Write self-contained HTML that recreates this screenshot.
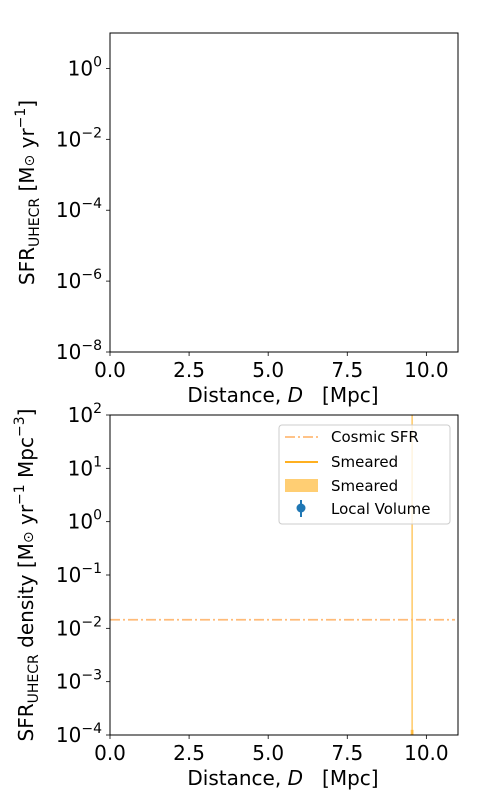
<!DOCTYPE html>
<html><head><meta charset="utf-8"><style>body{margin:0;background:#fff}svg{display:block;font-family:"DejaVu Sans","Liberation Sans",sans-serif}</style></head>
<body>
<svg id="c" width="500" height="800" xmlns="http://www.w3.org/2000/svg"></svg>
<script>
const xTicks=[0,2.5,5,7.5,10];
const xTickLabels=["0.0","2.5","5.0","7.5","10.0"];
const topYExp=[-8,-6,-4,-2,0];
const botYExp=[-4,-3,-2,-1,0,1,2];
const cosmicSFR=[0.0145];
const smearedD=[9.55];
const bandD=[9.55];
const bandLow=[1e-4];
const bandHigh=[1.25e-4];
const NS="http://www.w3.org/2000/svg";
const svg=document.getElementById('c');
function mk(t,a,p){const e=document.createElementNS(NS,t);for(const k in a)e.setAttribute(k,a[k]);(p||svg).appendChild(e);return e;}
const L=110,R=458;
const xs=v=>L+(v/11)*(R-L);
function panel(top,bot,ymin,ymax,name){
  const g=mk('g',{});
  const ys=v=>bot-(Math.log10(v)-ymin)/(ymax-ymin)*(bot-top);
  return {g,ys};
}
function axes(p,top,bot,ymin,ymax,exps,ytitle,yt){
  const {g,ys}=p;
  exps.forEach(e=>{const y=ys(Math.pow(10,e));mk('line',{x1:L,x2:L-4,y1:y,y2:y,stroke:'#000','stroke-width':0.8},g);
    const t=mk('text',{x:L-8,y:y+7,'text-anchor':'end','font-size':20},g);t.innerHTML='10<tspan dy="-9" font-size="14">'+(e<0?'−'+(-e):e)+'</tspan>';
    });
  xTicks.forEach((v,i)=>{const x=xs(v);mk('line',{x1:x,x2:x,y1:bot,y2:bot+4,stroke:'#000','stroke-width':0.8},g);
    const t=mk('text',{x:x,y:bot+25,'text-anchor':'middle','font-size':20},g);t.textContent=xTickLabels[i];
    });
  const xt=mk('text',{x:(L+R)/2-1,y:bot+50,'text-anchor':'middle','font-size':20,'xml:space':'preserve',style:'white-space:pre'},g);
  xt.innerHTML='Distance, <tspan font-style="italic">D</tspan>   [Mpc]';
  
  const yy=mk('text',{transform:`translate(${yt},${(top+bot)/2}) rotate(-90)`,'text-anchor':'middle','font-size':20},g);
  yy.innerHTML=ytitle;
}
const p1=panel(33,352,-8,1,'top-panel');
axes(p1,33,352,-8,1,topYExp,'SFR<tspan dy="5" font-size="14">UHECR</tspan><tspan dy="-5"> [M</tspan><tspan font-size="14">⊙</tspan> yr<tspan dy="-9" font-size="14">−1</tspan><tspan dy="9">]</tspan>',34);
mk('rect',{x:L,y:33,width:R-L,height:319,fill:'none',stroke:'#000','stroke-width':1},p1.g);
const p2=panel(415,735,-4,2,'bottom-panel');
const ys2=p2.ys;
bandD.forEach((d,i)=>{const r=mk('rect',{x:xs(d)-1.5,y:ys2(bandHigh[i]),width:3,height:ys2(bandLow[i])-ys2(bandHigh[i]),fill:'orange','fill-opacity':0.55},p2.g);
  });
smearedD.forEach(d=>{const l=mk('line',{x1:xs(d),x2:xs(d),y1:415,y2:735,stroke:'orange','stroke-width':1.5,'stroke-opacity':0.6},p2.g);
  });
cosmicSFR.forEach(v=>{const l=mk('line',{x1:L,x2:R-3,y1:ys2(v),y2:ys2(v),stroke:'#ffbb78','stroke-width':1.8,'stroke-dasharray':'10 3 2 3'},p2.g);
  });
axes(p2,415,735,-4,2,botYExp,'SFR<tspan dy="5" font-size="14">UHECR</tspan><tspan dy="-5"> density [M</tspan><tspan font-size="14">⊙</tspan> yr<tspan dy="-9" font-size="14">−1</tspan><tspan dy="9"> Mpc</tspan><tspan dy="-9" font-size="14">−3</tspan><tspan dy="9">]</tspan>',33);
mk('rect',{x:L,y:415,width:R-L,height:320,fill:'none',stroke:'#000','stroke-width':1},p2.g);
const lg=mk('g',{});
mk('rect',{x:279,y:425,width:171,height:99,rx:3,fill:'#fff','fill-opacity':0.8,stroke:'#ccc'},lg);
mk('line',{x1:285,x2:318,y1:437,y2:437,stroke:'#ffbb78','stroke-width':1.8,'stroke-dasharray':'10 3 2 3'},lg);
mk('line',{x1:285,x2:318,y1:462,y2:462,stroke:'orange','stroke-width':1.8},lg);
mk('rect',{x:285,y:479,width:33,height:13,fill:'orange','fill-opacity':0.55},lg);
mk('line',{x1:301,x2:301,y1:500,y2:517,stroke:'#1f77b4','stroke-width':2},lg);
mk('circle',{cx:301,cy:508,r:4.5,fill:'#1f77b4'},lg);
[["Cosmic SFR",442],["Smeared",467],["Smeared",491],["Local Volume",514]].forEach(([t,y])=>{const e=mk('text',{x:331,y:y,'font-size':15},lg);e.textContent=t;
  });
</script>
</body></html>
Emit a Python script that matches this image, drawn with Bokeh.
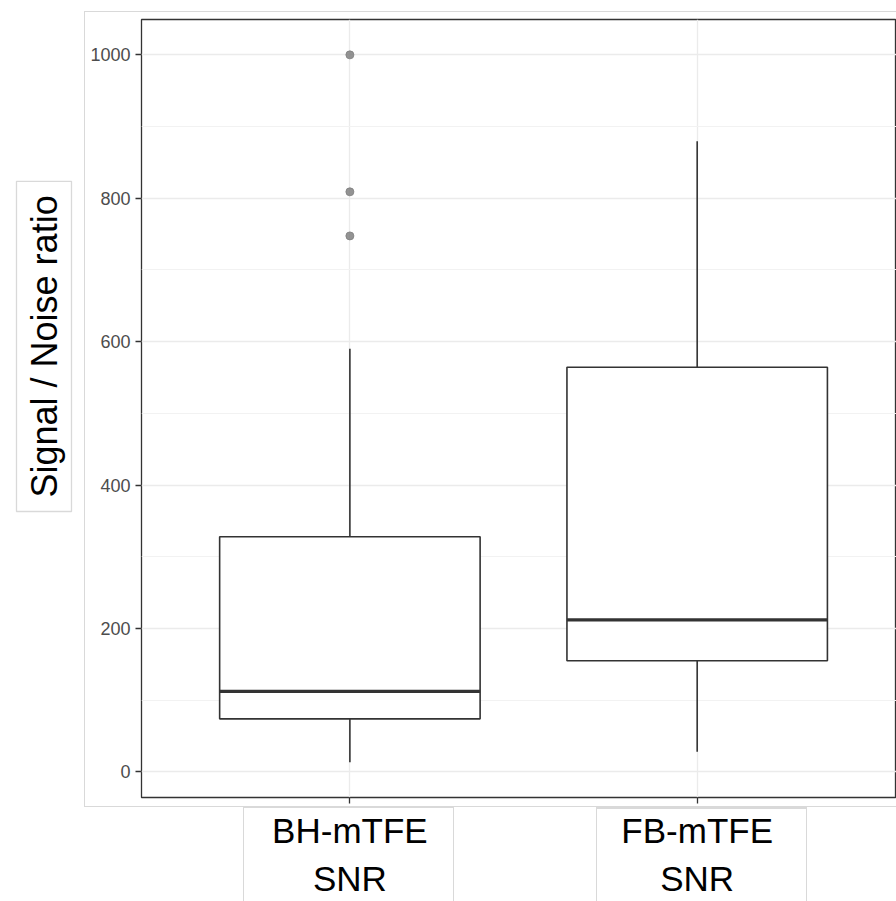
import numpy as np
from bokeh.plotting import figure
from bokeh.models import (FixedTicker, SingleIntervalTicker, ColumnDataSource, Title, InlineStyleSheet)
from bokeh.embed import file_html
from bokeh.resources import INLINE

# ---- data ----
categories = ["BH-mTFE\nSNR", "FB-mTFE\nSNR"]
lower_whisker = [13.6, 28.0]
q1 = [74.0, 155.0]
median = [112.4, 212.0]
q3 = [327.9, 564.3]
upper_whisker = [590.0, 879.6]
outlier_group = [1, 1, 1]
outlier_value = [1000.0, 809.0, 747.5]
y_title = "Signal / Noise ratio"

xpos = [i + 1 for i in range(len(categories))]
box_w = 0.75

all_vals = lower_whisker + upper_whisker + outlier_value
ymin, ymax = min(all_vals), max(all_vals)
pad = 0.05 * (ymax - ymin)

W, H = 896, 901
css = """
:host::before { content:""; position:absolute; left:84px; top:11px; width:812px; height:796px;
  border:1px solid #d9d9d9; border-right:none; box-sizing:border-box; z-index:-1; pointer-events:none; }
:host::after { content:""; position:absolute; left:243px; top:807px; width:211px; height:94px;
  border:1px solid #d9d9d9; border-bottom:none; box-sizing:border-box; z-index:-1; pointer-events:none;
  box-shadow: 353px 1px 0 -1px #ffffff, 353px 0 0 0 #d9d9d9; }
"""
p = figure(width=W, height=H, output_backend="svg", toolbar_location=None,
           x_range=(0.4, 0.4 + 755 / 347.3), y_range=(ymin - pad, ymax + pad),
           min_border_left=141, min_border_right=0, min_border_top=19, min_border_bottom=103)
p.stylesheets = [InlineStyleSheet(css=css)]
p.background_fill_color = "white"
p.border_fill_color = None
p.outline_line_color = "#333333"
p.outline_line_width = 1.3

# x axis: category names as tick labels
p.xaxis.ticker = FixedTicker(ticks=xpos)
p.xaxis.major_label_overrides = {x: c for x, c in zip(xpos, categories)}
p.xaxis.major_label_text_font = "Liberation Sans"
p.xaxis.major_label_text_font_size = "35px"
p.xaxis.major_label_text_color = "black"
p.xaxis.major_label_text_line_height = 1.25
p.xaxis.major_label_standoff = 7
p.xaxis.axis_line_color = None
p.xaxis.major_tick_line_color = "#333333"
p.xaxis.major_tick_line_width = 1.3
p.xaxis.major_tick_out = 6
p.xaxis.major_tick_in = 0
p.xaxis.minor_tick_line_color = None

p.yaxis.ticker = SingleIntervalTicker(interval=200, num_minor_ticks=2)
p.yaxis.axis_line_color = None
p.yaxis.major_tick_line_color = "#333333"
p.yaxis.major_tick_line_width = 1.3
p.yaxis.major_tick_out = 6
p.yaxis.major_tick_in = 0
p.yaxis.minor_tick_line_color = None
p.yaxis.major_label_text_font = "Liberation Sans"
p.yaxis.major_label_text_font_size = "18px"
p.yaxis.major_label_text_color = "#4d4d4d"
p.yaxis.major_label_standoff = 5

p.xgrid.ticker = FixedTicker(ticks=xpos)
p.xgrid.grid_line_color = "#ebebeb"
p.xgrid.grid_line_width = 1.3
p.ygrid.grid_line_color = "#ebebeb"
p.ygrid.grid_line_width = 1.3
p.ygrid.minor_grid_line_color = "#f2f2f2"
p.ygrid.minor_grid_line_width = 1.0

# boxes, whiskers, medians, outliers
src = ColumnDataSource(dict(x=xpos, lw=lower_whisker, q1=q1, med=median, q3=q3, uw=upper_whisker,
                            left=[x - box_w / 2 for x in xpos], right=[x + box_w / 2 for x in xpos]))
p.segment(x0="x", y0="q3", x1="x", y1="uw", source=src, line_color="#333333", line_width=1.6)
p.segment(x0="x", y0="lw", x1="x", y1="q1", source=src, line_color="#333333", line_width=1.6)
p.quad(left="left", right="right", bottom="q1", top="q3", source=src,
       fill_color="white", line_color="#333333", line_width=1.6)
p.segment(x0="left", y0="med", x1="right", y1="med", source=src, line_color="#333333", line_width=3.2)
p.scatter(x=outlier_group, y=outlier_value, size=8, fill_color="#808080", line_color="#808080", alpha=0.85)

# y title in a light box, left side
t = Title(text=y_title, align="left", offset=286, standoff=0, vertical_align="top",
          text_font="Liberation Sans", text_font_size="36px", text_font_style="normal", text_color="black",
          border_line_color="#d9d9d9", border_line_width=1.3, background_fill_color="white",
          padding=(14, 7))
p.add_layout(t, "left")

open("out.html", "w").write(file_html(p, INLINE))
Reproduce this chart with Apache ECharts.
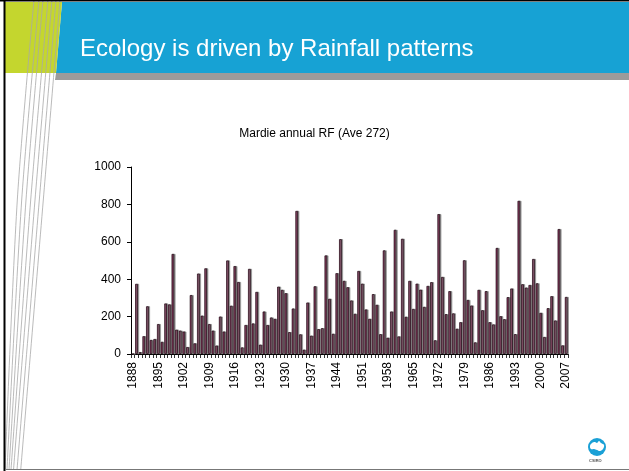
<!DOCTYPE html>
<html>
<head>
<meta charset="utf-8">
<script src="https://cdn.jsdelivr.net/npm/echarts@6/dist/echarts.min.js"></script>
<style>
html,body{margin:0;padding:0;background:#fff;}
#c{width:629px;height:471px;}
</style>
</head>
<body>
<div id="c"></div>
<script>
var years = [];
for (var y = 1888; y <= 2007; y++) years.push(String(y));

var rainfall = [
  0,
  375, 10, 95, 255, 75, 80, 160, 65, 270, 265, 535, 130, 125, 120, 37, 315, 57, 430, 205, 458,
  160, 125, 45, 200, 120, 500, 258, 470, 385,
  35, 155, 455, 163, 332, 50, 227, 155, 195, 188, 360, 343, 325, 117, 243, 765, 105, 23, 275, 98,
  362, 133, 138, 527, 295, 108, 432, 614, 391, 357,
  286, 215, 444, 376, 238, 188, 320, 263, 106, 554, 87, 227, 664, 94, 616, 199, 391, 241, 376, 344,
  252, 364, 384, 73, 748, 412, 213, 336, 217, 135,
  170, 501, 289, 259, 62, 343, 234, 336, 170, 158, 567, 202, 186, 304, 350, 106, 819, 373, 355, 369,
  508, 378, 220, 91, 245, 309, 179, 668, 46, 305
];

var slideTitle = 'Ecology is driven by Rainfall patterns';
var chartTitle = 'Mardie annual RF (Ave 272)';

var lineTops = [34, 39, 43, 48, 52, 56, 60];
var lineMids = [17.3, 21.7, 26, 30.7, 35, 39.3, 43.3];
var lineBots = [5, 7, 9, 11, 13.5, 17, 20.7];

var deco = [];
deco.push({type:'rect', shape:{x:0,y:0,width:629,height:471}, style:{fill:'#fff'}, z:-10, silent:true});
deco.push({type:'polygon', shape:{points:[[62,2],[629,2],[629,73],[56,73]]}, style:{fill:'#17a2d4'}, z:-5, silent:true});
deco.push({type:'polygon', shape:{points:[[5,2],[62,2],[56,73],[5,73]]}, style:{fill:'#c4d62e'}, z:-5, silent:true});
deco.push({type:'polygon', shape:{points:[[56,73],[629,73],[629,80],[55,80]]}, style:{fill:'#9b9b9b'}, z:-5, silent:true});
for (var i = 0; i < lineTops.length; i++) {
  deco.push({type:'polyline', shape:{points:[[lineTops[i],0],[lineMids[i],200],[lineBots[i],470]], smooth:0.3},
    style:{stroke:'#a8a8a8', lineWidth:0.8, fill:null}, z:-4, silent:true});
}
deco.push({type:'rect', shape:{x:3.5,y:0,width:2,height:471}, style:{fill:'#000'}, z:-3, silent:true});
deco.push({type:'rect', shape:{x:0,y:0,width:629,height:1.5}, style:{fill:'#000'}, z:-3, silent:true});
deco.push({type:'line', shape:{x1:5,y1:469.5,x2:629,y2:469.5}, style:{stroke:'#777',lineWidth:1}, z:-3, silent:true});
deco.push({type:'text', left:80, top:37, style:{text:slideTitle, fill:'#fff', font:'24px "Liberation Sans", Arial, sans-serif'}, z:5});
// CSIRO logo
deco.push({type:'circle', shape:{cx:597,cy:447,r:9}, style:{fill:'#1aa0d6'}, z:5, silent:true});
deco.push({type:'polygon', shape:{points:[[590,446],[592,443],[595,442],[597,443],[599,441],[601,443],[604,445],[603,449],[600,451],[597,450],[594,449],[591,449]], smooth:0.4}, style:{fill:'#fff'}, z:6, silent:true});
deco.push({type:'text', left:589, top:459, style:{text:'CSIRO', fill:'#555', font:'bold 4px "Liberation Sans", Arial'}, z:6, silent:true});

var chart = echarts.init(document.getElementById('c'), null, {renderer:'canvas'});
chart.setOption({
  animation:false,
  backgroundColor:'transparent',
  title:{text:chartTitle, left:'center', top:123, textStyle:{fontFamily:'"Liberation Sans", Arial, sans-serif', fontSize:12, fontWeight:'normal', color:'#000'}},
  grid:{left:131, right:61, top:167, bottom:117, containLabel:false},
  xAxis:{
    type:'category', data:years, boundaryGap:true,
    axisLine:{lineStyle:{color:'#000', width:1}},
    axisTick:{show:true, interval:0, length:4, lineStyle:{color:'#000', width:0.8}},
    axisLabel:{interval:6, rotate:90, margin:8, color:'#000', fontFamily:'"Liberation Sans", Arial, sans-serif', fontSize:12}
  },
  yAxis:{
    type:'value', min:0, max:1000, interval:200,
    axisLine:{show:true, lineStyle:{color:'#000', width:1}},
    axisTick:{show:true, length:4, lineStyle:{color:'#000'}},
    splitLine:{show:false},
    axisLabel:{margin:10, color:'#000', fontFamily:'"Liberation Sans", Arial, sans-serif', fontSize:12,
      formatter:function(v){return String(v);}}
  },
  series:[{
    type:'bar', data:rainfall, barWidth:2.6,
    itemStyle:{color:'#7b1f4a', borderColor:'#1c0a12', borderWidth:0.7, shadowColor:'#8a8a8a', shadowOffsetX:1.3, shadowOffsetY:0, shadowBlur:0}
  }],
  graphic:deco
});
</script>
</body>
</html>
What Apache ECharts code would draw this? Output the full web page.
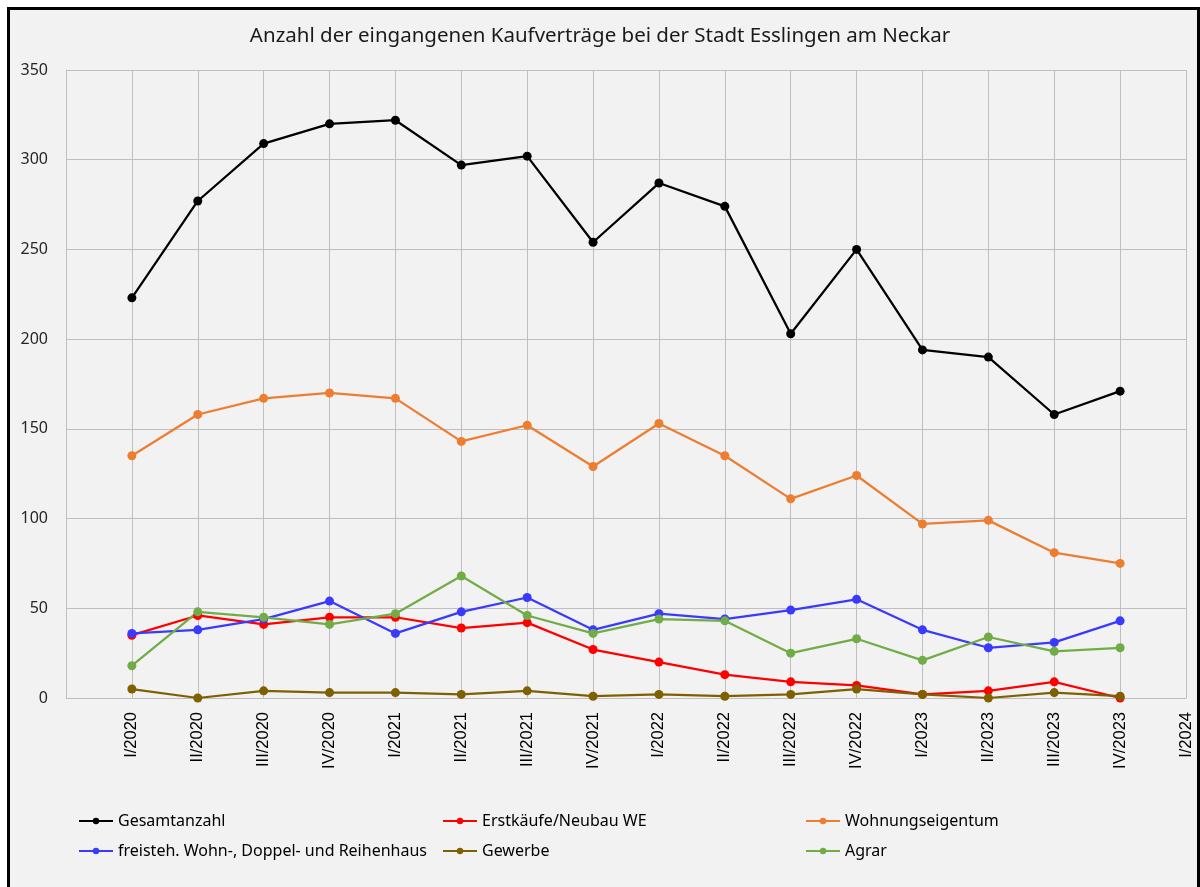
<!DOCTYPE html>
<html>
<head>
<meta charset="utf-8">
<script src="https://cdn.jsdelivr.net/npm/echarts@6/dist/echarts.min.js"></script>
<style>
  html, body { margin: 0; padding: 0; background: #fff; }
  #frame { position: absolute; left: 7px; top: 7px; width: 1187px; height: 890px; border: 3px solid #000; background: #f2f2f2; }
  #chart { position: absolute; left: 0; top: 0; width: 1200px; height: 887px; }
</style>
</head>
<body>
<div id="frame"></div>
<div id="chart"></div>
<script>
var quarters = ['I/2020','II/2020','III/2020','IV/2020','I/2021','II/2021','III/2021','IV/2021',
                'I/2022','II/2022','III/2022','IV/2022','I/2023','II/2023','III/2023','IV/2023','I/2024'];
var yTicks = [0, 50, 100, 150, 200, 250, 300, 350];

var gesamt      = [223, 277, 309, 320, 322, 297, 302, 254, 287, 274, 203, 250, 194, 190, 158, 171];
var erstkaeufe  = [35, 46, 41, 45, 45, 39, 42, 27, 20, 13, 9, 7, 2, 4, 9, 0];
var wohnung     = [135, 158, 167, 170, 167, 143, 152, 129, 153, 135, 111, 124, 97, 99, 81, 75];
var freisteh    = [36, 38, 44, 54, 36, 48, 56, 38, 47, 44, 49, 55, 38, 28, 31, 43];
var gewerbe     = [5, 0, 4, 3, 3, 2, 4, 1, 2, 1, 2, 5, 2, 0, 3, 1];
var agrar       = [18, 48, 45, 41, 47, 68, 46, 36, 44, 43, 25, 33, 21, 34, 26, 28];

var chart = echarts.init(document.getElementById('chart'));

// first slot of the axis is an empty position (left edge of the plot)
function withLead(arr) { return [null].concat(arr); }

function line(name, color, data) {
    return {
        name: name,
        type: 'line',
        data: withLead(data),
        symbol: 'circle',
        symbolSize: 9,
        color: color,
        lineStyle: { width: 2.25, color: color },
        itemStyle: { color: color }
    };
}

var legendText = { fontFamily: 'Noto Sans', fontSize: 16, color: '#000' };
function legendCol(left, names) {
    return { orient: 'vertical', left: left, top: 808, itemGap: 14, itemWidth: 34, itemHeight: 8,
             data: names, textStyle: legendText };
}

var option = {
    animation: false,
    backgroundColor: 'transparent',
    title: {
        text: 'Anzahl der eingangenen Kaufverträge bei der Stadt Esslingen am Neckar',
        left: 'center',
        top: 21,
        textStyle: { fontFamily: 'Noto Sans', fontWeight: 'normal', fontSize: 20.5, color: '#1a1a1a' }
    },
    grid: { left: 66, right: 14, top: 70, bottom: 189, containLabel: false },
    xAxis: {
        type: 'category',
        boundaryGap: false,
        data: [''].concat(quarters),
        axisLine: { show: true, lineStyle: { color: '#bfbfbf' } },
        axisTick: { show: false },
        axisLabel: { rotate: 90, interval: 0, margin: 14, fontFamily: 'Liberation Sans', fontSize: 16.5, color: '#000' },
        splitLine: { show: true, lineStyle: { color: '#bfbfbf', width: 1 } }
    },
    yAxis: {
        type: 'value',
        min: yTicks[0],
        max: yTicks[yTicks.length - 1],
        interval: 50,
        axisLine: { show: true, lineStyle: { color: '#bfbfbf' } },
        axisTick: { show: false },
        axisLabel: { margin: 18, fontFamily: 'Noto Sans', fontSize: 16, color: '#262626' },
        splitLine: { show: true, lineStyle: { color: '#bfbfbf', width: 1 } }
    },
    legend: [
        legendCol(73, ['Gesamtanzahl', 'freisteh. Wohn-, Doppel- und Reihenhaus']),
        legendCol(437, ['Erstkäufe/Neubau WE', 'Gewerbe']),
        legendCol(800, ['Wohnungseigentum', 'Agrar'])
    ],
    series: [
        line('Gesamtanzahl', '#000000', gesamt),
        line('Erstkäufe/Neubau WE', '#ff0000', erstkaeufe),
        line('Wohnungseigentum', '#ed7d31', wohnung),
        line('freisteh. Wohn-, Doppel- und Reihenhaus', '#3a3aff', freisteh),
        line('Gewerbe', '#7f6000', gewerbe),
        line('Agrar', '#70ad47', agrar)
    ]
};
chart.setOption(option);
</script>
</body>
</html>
######
■ SHORT TASK ■
Above are records; repeat only the lines from the line with "What Apache ECharts" through the line with "var yTicks = [0, 50, 100, 150, 200, 250, 300, 350];", and leave pictures out.

■ THE RESPONSE ■
What Apache ECharts code would draw this? Output the full web page.
<!DOCTYPE html>
<html>
<head>
<meta charset="utf-8">
<script src="https://cdn.jsdelivr.net/npm/echarts@6/dist/echarts.min.js"></script>
<style>
  html, body { margin: 0; padding: 0; background: #fff; }
  #frame { position: absolute; left: 7px; top: 7px; width: 1187px; height: 890px; border: 3px solid #000; background: #f2f2f2; }
  #chart { position: absolute; left: 0; top: 0; width: 1200px; height: 887px; }
</style>
</head>
<body>
<div id="frame"></div>
<div id="chart"></div>
<script>
var quarters = ['I/2020','II/2020','III/2020','IV/2020','I/2021','II/2021','III/2021','IV/2021',
                'I/2022','II/2022','III/2022','IV/2022','I/2023','II/2023','III/2023','IV/2023','I/2024'];
var yTicks = [0, 50, 100, 150, 200, 250, 300, 350];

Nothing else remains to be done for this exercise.